Powerful and vigorous, assured of her distinctive character, and secure from any risk of being dissolved into contemporary religions, [the church] believed herself able to deal more generously and complaisantly with men... Saints and intercessors, who were thus semi-gods, poured into the church. Local cults and holy places were instituted. The different provinces of life were distributed afresh among guardian spirits. The old gods returned; only their masks were new. Annual festivals were noisily celebrated. Amulets and charms, relics and bones of the saints, were cherished eagerly. And the very religion which erstwhile in its strictly scriptural temper had prohibited and resisted any tendency towards materialism, now took material shape in every one of its relationships. It had mortified the world and nature. But now it proceeded to revive them, not of course in their entirety, but still in certain assertions and details, and. in phases that were dead and repulsive. Miracles in the churches became more numerous, more external, and more coarse. Whatever fables the apocryphal Acts of the Apostles had narrated, were dragged into contemporary life and predicated of the living present (Harnack, 1908:315-17 quoted in Sanneh, 1989:43).

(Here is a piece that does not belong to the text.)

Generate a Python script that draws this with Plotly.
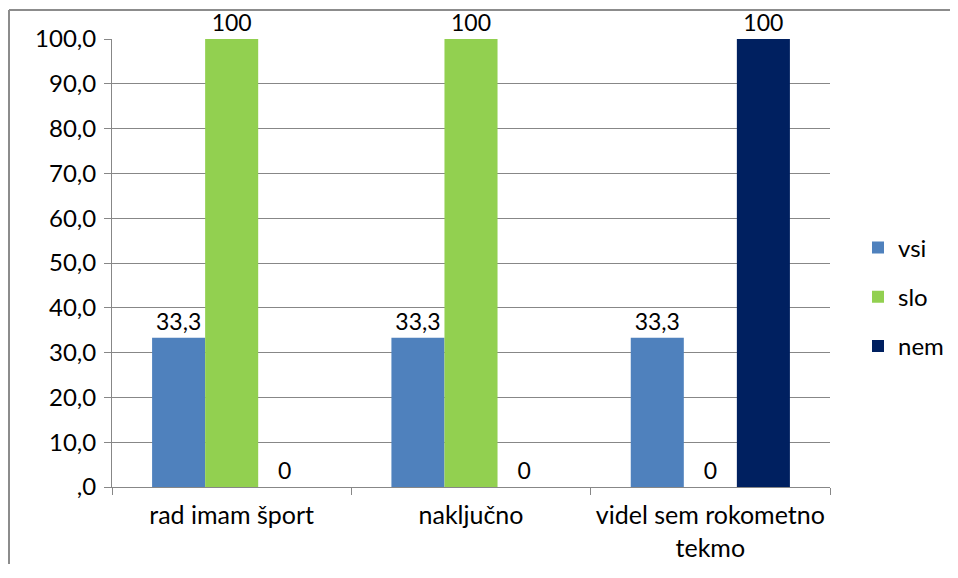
import plotly.graph_objects as go

categories = ["rad imam šport", "naključno", "videl sem rokometno<br>tekmo"]
vsi = [33.3, 33.3, 33.3]
slo = [100, 100, 0]
nem = [0, 0, 100]
series = [("vsi", vsi, "#4f81bd"), ("slo", slo, "#92d050"), ("nem", nem, "#002060")]

tick_vals = [0, 10, 20, 30, 40, 50, 60, 70, 80, 90, 100]
tick_text = [",0", "10,0", "20,0", "30,0", "40,0", "50,0", "60,0", "70,0", "80,0", "90,0", "100,0"]

FONT = "Lato, Carlito, Calibri, sans-serif"
GRID = "#878787"

# the page body adds an 8px margin, so the figure is kept a bit smaller than the window
W, H = 944, 556
L, R, T, B = 104, 122, 31, 77
pw, ph = W - L - R, H - T - B


def fmt(v):
    return f"{v:g}".replace(".", ",")


fig = go.Figure()
for name, values, color in series:
    fig.add_trace(
        go.Bar(
            name=name,
            x=categories,
            y=values,
            marker=dict(color=color, line=dict(width=0)),
            text=[fmt(v) for v in values],
            textposition="outside",
            textfont=dict(family=FONT, size=23, color="#000000"),
            cliponaxis=False,
            legendgroup=name,
        )
    )

fig.update_layout(
    width=W,
    height=H,
    margin=dict(l=L, r=R, t=T, b=B, autoexpand=False),
    paper_bgcolor="white",
    plot_bgcolor="white",
    font=dict(family=FONT, size=24, color="#000000"),
    barmode="group",
    bargap=0.335,
    bargroupgap=0,
    showlegend=True,
    legend=dict(
        x=(850 - L) / pw,
        y=(ph - (297 - 8 - T)) / ph,
        xanchor="left",
        yanchor="middle",
        font=dict(family=FONT, size=24, color="#000000"),
        tracegroupgap=15,
        traceorder="grouped",
        itemwidth=30,
        bgcolor="rgba(0,0,0,0)",
    ),
)

fig.update_yaxes(
    range=[0, 100],
    tickmode="array",
    tickvals=tick_vals,
    ticktext=tick_text,
    showgrid=True,
    gridcolor=GRID,
    gridwidth=1,
    showline=True,
    linecolor=GRID,
    linewidth=1,
    ticks="outside",
    ticklen=7,
    tickcolor=GRID,
    zeroline=False,
    ticklabelstandoff=3,
)
fig.update_xaxes(
    showline=True,
    linecolor=GRID,
    linewidth=1,
    ticks="outside",
    tickson="boundaries",
    ticklen=7,
    tickcolor=GRID,
    showgrid=False,
    ticklabelstandoff=6,
    tickfont=dict(family=FONT, size=25, color="#000000"),
)

# outer chart frame (top and left edges are visible)
frame_x0 = (1 - L) / pw
frame_x1 = (W - L) / pw
frame_y0 = 1 + (T - 2) / ph
frame_y1 = -B / ph
fig.add_shape(type="line", xref="paper", yref="paper", x0=frame_x0, x1=frame_x1,
              y0=frame_y0, y1=frame_y0, line=dict(color="#8c8c8c", width=2))
fig.add_shape(type="line", xref="paper", yref="paper", x0=frame_x0, x1=frame_x0,
              y0=frame_y0, y1=frame_y1, line=dict(color="#8c8c8c", width=2))

fig.write_html("out.html", config={"displayModeBar": False})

Although it is not the subject of this section, it is worth noting that most of the issues Harnack has mentioned above are still taking place in churches today. This is especially evident in the quest for miracles and material possessions. This reference to materialism relates to the second commandment: ''You shall not make for yourself an idol in the form of anything in heaven above or on the earth beneath or in the waters below...." (Ex 20:4f). The quest for miracles and materialism is propagated by charlatan preachers and prosperity gospel propagandists. Returning to Harnack's assessment above, Sanneh (1989:43) points out that although Christianity was syncretistic in finding multiple cultural systems congenial to its message, it was not a parody of any system. According to Harnack, Christianity showed itself to be syncretistic but: revealed to the world a special kind of syncretism, namely the syncretism of a universal religion. ...Unconsciously, it had learned and borrowed from many quarters; indeed it would be impossible to imagine it existing amid all the wealth and vigour of these religions, had it not drawn pith and flavour even from them. These religions fertilized the grounds for it, and the new grain and seed which fell upon that soil sent down its roots and grew to be a mighty tree. Here is a religion which embraces everything. And yet it can always be expressed in absolute simplicity: one name, the name of Jesus Christ, still sums up everything (quoted in Sanneh 1989:43-44).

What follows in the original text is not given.